Despite his usual reckless personality, he can also be responsible when he needs to be, often taking accountability for his selfish actions and trying to make them right. For example, in "Wishing Well", Cricket makes a wishing well to cash in on people making wishes, and when Tilly dumps her life savings into it only to find out her wish wasn't coming true (to feel a rainbow), he makes it come true on his own.

He is almost always barefoot, which is one of his personal convictions as seen in "No Service". Said episode, as well as "Cyberbullies", shows that he will often stand up for whatever he believes in. As revealed in "Rat Tail", he likes to express himself and is also perceptive to subliminal messaging. While not always the voice of reason, at certain times he knows he has to be, such as in "Gargoyle Gals" and "Broken Karted".

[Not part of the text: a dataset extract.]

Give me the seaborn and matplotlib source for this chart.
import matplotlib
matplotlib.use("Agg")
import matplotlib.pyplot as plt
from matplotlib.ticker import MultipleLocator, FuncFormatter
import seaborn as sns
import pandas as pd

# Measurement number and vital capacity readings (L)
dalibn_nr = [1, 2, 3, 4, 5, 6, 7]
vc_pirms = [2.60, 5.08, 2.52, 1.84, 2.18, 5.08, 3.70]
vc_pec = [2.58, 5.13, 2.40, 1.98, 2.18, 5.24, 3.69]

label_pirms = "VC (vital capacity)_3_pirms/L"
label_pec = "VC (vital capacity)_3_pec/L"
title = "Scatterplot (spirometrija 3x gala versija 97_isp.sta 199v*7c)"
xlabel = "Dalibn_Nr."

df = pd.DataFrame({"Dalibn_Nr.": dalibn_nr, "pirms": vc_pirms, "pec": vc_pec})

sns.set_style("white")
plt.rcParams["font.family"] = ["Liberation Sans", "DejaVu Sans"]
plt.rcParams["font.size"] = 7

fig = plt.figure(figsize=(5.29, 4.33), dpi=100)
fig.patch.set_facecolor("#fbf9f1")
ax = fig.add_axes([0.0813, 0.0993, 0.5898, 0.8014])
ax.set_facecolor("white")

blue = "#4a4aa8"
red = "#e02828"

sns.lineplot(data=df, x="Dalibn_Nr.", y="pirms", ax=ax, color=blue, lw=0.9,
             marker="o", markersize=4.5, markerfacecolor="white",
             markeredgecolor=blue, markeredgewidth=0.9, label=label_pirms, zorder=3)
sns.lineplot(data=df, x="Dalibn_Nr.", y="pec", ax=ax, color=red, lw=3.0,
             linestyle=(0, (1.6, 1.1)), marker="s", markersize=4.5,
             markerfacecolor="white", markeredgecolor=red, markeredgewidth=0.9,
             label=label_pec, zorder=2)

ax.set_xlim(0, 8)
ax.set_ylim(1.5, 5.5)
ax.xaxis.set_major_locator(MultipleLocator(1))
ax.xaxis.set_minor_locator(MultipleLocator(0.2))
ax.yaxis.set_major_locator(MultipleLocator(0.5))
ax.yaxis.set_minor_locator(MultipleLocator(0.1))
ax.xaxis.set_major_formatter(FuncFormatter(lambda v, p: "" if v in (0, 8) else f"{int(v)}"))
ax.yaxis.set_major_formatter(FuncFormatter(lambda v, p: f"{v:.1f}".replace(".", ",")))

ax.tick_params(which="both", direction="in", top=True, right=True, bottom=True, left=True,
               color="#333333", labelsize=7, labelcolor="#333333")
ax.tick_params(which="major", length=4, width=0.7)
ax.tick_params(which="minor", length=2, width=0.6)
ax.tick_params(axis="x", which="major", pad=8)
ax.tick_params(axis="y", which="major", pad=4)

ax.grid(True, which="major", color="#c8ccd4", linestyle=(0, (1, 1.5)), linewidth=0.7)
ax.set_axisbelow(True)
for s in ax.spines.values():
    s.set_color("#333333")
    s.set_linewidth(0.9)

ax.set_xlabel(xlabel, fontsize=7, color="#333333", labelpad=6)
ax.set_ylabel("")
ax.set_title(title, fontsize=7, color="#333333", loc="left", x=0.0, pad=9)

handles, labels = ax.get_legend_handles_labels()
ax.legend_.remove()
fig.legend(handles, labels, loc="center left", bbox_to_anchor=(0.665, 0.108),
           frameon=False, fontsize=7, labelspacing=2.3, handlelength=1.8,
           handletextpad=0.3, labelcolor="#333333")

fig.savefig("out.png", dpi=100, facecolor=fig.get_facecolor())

He really cares about his older sister Tilly and, as revealed in "Green Trial", the two have a "sibling code" only to be invoked in the direst of situations. As revealed in "Cheap Snake", he doesn't like to make plans and would rather not think about them, though learns that it's better to have one later. In "Wild Side", it is revealed that Cricket gets an annual "wild urge" Bill refers to as "the itch" that isn't satiated unless he is taken camping in the woods. In "Chip's Revenge", it is revealed that Cricket, when enraged, can receive massive strength. Cricket also has rare moments of vulnerability, such as when he loses his beloved dog Phoenix in "Phoenix Rises".

== Reception ==
Cricket has received a generally positive reception. According to Chris Houghton, he is often encouraged by fans to do Cricket's voice, and an official TikTok account for the character is available, ran by Houghton, using a puppet of the character. He has often been compared to Bart Simpson.

Common Sense Media reviewer Emily Ashby describes Cricket as an energetic and quirky kid whose enthusiasm for life leads to silly, wildly improbable adventures. Similarly, Laughing Place describes Cricket as "a 10-year-old boy who's curious, energetic, and always optimistic."